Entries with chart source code
** Begin **

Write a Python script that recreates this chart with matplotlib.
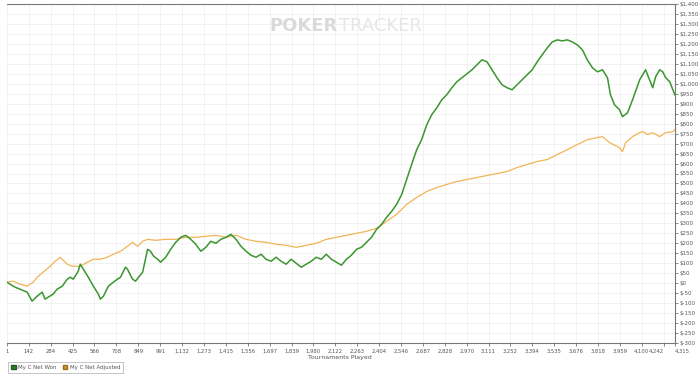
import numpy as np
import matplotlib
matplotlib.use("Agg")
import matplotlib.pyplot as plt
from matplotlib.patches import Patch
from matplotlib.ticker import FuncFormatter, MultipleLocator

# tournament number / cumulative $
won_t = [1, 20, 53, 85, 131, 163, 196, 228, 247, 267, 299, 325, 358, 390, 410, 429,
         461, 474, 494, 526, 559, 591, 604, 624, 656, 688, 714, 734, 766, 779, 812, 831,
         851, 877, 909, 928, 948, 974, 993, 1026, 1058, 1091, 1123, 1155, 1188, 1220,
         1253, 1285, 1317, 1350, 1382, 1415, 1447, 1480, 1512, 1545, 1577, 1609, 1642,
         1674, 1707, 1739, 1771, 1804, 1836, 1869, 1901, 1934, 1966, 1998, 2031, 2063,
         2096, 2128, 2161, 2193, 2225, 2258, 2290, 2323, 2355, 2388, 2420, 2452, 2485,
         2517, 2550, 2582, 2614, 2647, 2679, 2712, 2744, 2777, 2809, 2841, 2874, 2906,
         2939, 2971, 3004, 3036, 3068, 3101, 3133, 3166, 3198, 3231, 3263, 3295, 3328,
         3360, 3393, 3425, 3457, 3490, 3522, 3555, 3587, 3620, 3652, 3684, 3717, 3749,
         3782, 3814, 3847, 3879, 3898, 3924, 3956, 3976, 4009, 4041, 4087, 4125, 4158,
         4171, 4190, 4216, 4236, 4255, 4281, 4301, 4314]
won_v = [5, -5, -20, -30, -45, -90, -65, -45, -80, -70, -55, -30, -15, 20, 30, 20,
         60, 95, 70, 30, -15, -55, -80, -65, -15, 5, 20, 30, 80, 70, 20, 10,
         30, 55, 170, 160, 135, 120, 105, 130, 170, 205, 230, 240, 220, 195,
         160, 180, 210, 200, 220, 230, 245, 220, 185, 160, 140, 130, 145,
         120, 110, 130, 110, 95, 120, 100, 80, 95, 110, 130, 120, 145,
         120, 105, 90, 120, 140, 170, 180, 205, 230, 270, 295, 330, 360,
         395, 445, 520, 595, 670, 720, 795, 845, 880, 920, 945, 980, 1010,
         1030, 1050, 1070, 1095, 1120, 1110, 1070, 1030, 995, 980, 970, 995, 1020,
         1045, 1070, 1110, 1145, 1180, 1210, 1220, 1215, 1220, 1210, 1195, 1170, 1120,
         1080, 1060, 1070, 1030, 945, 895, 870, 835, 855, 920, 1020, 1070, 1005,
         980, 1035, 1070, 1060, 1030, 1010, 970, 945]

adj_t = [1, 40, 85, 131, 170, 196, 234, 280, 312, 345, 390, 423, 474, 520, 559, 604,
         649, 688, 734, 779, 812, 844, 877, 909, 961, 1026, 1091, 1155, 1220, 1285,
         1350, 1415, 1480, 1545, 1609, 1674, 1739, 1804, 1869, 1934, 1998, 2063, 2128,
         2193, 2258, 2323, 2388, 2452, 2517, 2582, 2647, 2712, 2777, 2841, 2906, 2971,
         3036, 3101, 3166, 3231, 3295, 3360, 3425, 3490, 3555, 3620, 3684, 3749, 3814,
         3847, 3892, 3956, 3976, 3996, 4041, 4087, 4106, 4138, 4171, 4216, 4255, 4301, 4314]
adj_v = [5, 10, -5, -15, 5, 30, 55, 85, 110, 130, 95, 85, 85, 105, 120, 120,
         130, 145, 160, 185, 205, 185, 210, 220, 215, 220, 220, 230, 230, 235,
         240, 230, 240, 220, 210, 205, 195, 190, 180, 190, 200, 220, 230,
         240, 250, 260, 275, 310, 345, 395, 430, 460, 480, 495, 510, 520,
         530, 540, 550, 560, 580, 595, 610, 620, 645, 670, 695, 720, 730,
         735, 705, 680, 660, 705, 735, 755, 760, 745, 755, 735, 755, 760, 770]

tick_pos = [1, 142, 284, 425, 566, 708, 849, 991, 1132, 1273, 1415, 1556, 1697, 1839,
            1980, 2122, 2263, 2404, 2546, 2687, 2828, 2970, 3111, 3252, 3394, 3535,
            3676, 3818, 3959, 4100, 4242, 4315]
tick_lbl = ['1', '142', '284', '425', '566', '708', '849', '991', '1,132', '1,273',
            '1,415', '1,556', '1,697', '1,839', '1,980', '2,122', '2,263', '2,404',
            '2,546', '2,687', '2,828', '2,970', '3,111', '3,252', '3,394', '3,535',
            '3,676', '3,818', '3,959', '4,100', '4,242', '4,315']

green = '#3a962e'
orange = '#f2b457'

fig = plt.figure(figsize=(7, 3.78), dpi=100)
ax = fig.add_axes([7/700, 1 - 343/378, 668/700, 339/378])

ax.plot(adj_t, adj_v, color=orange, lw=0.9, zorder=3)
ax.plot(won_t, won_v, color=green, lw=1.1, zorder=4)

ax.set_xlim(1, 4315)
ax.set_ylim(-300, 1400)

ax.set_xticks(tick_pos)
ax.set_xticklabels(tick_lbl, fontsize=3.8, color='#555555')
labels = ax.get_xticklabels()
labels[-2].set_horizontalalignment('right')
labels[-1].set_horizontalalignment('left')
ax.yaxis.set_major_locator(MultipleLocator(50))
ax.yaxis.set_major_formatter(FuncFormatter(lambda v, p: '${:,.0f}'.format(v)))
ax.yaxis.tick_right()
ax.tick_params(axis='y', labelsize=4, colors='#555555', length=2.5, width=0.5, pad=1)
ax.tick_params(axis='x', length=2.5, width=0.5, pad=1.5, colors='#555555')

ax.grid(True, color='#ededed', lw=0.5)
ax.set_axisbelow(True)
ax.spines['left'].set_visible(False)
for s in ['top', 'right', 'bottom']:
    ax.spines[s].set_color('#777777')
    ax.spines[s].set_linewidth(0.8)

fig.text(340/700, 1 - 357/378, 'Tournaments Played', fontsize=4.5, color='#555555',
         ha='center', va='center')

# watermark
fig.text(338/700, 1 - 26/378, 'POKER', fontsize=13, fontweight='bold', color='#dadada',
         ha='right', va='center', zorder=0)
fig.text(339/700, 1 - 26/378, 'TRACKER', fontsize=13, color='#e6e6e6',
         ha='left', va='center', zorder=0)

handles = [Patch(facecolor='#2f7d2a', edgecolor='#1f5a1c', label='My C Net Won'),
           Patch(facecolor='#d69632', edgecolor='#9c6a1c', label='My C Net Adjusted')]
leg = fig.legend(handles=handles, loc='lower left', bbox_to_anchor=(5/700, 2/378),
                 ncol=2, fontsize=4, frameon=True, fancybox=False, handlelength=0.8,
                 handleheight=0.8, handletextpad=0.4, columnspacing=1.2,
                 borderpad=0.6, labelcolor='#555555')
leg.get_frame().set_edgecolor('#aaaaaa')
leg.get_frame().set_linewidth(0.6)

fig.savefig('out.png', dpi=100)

** End **
** Begin **

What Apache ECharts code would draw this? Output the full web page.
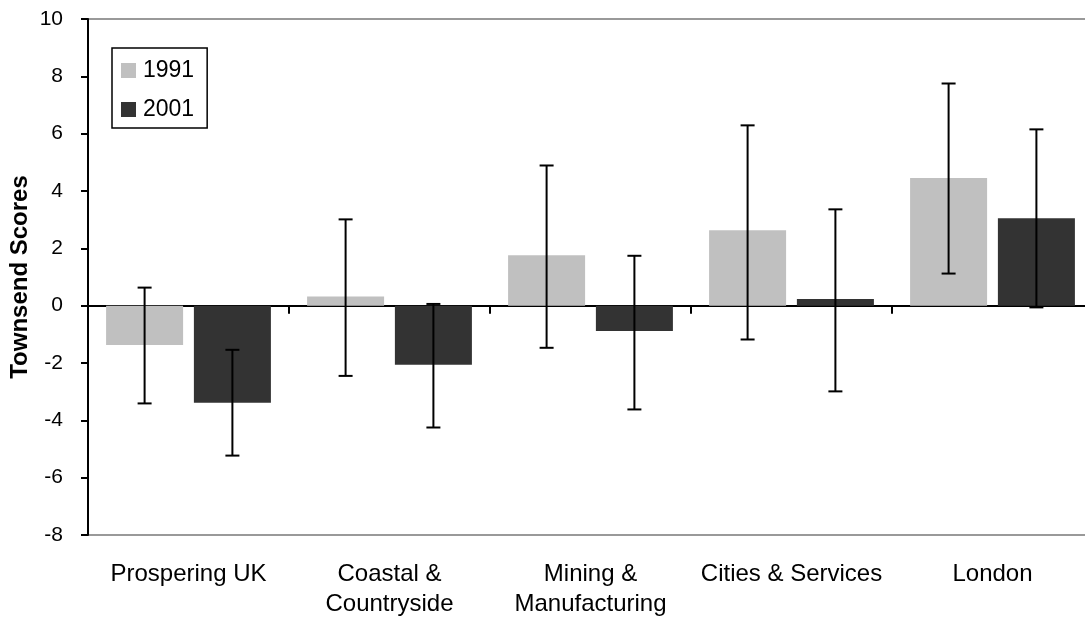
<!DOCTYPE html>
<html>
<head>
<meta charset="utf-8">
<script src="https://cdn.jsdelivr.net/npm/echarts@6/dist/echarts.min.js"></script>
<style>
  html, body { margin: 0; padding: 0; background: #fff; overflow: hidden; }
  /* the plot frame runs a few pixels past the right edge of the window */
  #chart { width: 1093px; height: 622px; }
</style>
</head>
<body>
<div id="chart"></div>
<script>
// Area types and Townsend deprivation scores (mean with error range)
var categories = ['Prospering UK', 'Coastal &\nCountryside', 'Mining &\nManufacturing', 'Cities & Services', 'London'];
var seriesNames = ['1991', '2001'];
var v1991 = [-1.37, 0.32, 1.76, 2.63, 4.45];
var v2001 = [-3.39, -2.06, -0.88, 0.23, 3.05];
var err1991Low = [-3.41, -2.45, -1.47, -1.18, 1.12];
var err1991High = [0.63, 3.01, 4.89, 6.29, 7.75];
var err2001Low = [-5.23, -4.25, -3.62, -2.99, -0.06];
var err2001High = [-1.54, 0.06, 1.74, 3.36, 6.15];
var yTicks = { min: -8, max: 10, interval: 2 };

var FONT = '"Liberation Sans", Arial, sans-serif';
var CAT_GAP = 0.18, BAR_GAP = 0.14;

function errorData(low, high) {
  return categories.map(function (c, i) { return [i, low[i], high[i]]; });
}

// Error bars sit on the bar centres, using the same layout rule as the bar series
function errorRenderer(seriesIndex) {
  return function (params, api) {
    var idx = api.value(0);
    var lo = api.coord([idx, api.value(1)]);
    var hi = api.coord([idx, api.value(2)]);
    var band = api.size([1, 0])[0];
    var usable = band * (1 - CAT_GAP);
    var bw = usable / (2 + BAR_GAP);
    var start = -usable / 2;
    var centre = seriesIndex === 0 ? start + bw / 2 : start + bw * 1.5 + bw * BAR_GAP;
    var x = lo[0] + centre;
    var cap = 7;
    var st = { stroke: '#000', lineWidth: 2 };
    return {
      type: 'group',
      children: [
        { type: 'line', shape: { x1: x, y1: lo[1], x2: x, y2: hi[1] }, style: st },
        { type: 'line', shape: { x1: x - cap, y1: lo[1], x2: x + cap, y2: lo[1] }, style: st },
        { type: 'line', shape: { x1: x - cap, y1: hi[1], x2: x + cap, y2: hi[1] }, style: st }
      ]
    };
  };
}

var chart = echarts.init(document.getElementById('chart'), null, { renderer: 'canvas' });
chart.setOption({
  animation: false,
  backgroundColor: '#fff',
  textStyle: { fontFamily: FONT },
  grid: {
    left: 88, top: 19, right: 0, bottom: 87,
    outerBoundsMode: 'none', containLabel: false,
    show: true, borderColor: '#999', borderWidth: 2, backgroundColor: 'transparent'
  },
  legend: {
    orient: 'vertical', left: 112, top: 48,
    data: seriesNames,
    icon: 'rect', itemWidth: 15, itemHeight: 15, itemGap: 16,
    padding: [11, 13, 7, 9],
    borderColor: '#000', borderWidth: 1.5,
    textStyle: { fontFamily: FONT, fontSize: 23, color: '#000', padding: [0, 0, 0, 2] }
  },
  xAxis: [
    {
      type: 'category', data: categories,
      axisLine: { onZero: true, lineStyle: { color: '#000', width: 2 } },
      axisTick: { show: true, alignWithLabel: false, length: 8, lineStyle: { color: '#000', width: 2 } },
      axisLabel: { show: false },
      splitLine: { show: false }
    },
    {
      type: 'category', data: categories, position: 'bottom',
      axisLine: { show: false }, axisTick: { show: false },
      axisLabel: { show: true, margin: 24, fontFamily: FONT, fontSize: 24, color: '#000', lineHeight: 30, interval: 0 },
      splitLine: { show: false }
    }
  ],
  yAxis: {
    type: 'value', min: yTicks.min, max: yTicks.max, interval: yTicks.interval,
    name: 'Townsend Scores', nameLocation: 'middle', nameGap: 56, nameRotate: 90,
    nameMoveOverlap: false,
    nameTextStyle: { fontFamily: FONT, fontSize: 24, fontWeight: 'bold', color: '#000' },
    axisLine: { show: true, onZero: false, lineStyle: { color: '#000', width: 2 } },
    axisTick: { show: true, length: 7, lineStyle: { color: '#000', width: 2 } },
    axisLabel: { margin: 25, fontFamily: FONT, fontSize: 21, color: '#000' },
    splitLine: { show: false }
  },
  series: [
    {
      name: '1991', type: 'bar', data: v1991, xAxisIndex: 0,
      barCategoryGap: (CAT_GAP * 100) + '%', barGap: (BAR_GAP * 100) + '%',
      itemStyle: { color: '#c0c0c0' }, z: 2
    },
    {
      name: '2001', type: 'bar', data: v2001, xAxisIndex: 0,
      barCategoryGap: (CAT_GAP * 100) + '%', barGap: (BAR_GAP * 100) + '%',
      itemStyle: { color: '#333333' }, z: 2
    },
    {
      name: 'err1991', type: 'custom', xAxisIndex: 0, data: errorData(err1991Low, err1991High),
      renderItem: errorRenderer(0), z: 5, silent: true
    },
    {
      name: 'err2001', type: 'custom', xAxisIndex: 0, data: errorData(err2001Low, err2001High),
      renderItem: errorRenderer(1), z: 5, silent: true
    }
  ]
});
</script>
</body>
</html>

** End **

What the exercise asks:
Copy nothing but the lines above that run from the one with "Write a Python" to the one with "from matplotlib.ticker import", ends included; pictures stay out.

Output for this task:
Write a Python script that recreates this chart with matplotlib.
import numpy as np
import matplotlib
matplotlib.use("Agg")
import matplotlib.pyplot as plt
from matplotlib.patches import Patch
from matplotlib.ticker import FuncFormatter, MultipleLocator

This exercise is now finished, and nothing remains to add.